An abundance of Spanish flavours under the cover. |
Squinting through my sunglasses in Edinburgh this past weekend it was almost possible to imagine I was in the Mediterranean, as opposed to Scotland. Clear blue skies, glorious sunshine and – best of all – alfresco dining. Eating outside on a balmy summer’s day or evening is one of my favourite culinary pastimes – whether in the UK or somewhere more exotic, such as Italy or Spain. How appropriate then that I found myself sat in the green behind Scrumptious Scran Towers snacking on tapas whilst thumbing through Spanish Flavours, the latest book by Spanish-born and UK-based Chef, José Pizarro.

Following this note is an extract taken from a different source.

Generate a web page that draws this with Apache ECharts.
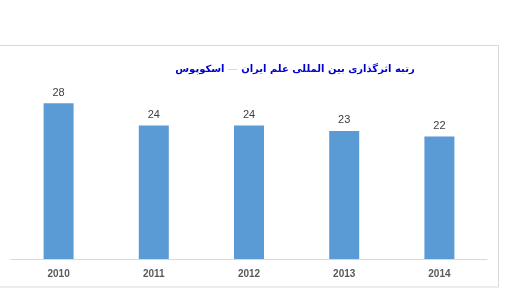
<!DOCTYPE html>
<html><head><meta charset="utf-8">
<script src="https://cdn.jsdelivr.net/npm/echarts@6/dist/echarts.min.js"></script>
<style>html,body{margin:0;padding:0;background:#fff}#c{width:516px;height:301px}</style>
</head><body><div id="c"></div>
<script>
const categories = ['2010', '2011', '2012', '2013', '2014'];
const values = [28, 24, 24, 23, 22];
const titlePart1 = 'رتبه اثرگذاری بین المللی علم ایران';
const titlePart2 = 'اسکوپوس';

const chart = echarts.init(document.getElementById('c'), null, {renderer: 'canvas'});
chart.setOption({
  animation: false,
  backgroundColor: '#fff',
  graphic: [
    {type: 'rect', shape: {x: -2, y: 45.5, width: 500.5, height: 241.5},
     style: {fill: 'none', stroke: '#d9d9d9', lineWidth: 1}, z: 0},
    {type: 'text', x: 295, y: 69,
     style: {
       text: '{a|' + titlePart2 + '} {d|—} {a|' + titlePart1 + '}',
       align: 'center', verticalAlign: 'middle',
       rich: {
         a: {fontFamily: 'DejaVu Sans', fontWeight: 'bold', fontSize: 10, fill: '#0000cc'},
         d: {fontFamily: 'DejaVu Sans', fontSize: 10, fill: '#c8c8e8'}
       }
     }}
  ],
  grid: {left: 11, right: 29, top: 92, bottom: 42},
  xAxis: {
    type: 'category', data: categories,
    axisLine: {lineStyle: {color: '#d9d9d9'}},
    axisTick: {show: false},
    axisLabel: {color: '#595959', fontSize: 10, fontWeight: 'bold', fontFamily: 'Liberation Sans', margin: 10}
  },
  yAxis: {type: 'value', min: 0, max: 30, show: false, splitLine: {show: false}},
  series: [{
    type: 'bar', data: values, barWidth: 30,
    itemStyle: {color: '#5b9bd5'},
    label: {show: true, position: 'top', color: '#404040', fontSize: 11, fontFamily: 'Liberation Sans', distance: 5}
  }]
});
</script></body></html>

Growing up on a farm in the western Spanish region of Extremadura, it was whilst he was studying as a dental technician that Pizarro discovered his love for cooking. This lead to him attending cookery school, and ultimately a stint at Madrid’s award-winning restaurant Meson de Doña Filo where he cooked nuevacocina – the deconstructed approach to Spanish cuisine made famous by Ferran Adrià of El Bulli. Fourteen years ago Pizarro relocated to London in order to “try something different”. After achieving this as a key player behind London’s new wave of Spanish eateries such as Eyre Brothers, Gaudí and Brindisa he chose to open his own sherry and tapas bar José, closely followed by his restaurant Pizzaro. So much for the biography…
Regular readers will know that I love Spanish food, and in Spanish Flavours Pizarro demonstrates how well he knows his way around the mosaic-like cuisine which stem from what sometimes appears to be “…seventeen countries all rolled into one”. Identifying links between history and culture, climatic influences, and the use of common ingredients, the book examines in turn the recipes of Spain’s North, East, Centre, South and its Islands. And in doing so, in each chapter Pizarro provides a lyrical snapshot of the flavours, bars and restaurants, and dishes that make these regions so memorable.
As might be expected from an author grounded in nuevacocina, the recipes are not without a twist and turn, an invention that develops Spanish cooking in a slightly different direction. It’s subtle; the sort of tweaking that might traditionally have allowed one village to steal an edge over its neighbour when it came to claiming the best paella. Yet it’s an alchemy grounded in a mastery of really knowing how those ingredients exemplifying Spanish cooking truly work together.
Braised peas and jamón with eggs. |
To be frank, whilst having read the book from cover to cover, I’m still in the early stages of working my way through cooking the abundance of recipes in Spanish Flavours – these things should be enjoyed and not rushed – but already several dishes have caught my eye. Griddled scallops with cauliflower purée and chorizo oil sounds like a delicious starter. Roasted monkfish with Serrano ham, black olives and thyme is a great take on “surf and turf”. Oxtail with cinnamon, red wine, sherry vinegar and prunes sounds warming and quite literally “Moorish”. Almond and honey creams with lemon verbena peaches, a perfect pudding. As you will see from my next post, my initial venture into exploring Spanish Flavours involved my first foray into cooking “proper” croquetas – with crab and prawn in this instance – which were delicious, and a favourite tapa of mine.
So if you are looking for an introduction to the cooking of Spain, its origins, and where it might be heading next, do seek out a copy of Spanish Flavours. I, for one, am very glad that José Pizarro chose not to stick with a career in dentistry!
Credit should also go to Emma Lee for the great photographs that illustrate the culture of Spain, and the recipes contained in the book.
Spanish Flavours is published by Kyle Books, and is available in hardback at £19.99.